start SUPPLIED INFORMATION

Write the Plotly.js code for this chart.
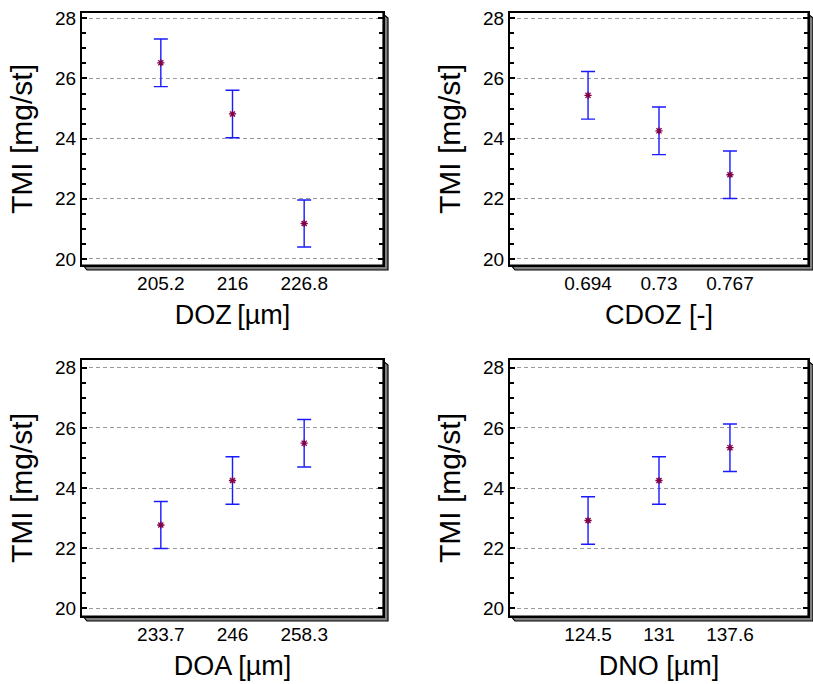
<!DOCTYPE html>
<html>
<head>
<meta charset="utf-8">
<script src="https://cdn.plot.ly/plotly-3.0.1.min.js"></script>
<style>html,body{margin:0;padding:0;background:#fff;}#chart{width:813px;height:684px;}</style>
</head>
<body>
<div id="chart"></div>
<script>
// ---- data ----
const dozLabels = ["205.2", "216", "226.8"];
const dozMeans  = [26.52, 24.82, 21.18];
const dozErr    = [0.79, 0.79, 0.78];

const cdozLabels = ["0.694", "0.73", "0.767"];
const cdozMeans  = [25.44, 24.26, 22.80];
const cdozErr    = [0.79, 0.79, 0.79];

const doaLabels = ["233.7", "246", "258.3"];
const doaMeans  = [22.77, 24.25, 25.49];
const doaErr    = [0.78, 0.79, 0.79];

const dnoLabels = ["124.5", "131", "137.6"];
const dnoMeans  = [22.92, 24.25, 25.34];
const dnoErr    = [0.79, 0.79, 0.79];

const yTitle = "TMI [mg/st]";
const xTitles = ["DOZ\u2009[\u00b5m]", "CDOZ [-]", "DOA [\u00b5m]", "DNO [\u00b5m]"];

// ---- layout geometry ----
const W = 813, H = 684;
const FONT = "Liberation Sans, Arial, sans-serif";
const panels = [
  {x0: 82,  x1: 383, y0: 13,  y1: 265, yr: [19.80, 28.176]},
  {x0: 510, x1: 808, y0: 13,  y1: 265, yr: [19.80, 28.176]},
  {x0: 82,  x1: 383, y0: 360, y1: 616, yr: [19.744, 28.256]},
  {x0: 510, x1: 808, y0: 360, y1: 616, yr: [19.744, 28.256]}
];
const series = [
  [dozLabels, dozMeans, dozErr],
  [cdozLabels, cdozMeans, cdozErr],
  [doaLabels, doaMeans, doaErr],
  [dnoLabels, dnoMeans, dnoErr]
];

const traces = [];
const layout = {
  width: W, height: H,
  margin: {l: 0, r: 0, t: 0, b: 0},
  paper_bgcolor: "#ffffff",
  plot_bgcolor: "#ffffff",
  showlegend: false,
  font: {family: FONT, color: "#000"},
  shapes: []
};

const px = v => v / W;
const py = v => 1 - v / H;

panels.forEach((p, i) => {
  const n = i === 0 ? "" : String(i + 1);
  const [labels, means, errs] = series[i];
  traces.push({
    type: "scatter", mode: "markers",
    x: labels, y: means,
    xaxis: "x" + n, yaxis: "y" + n,
    marker: {symbol: "asterisk-open", size: 6, color: "#80004a", line: {color: "#80004a", width: 1.3}},
    error_y: {type: "data", array: errs, visible: true, color: "#1a1aff", thickness: 1.4, width: 7},
    hoverinfo: "skip"
  });
  layout["xaxis" + n] = {
    domain: [px(p.x0), px(p.x1)],
    anchor: "y" + n,
    type: "category",
    range: [-1.1, 3.1],
    showgrid: false, zeroline: false,
    showline: true, linecolor: "#000", linewidth: 2, mirror: true,
    ticks: "",
    tickfont: {size: 19, family: FONT, color: "#000"},
    title: {text: xTitles[i], font: {size: 27, family: FONT, color: "#000"}, standoff: 12},
    automargin: false, fixedrange: true
  };
  layout["yaxis" + n] = {
    domain: [py(p.y1), py(p.y0)],
    anchor: "x" + n,
    range: p.yr,
    tickvals: [20, 22, 24, 26, 28],
    showgrid: true, gridcolor: "#9a9a9a", gridwidth: 1, griddash: "4px,3px",
    zeroline: false,
    showline: true, linecolor: "#000", linewidth: 2, mirror: "allticks",
    ticks: "inside", ticklen: 5, tickwidth: 2, tickcolor: "#000",
    minor: {dtick: 0.5, ticks: "inside", ticklen: 4, tickwidth: 2, tickcolor: "#000", showgrid: false},
    tickfont: {size: 19, family: FONT, color: "#000"},
    title: {text: yTitle, font: {size: 30, family: FONT, color: "#000"}, standoff: 14},
    automargin: false, fixedrange: true
  };
  // 3D shadow on right and bottom edges
  const d = 5;
  layout.shapes.push({
    type: "path", xref: "paper", yref: "paper", layer: "below",
    path: `M ${px(p.x1)} ${py(p.y0 + 1)} L ${px(p.x1 + d)} ${py(p.y0 + d)} L ${px(p.x1 + d)} ${py(p.y1 + d)} ` +
          `L ${px(p.x0 + d)} ${py(p.y1 + d)} L ${px(p.x0 + 1)} ${py(p.y1)} L ${px(p.x1)} ${py(p.y1)} Z`,
    fillcolor: "#808080",
    line: {color: "#000", width: 1.2}
  });
});

Plotly.newPlot("chart", traces, layout, {staticPlot: true, displayModeBar: false});
</script>
</body>
</html>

end SUPPLIED INFORMATION

■ AIM
Go through the material above and count the lines that contain "chart"; answer with the number alone.

■ EXERCISE ANSWER
4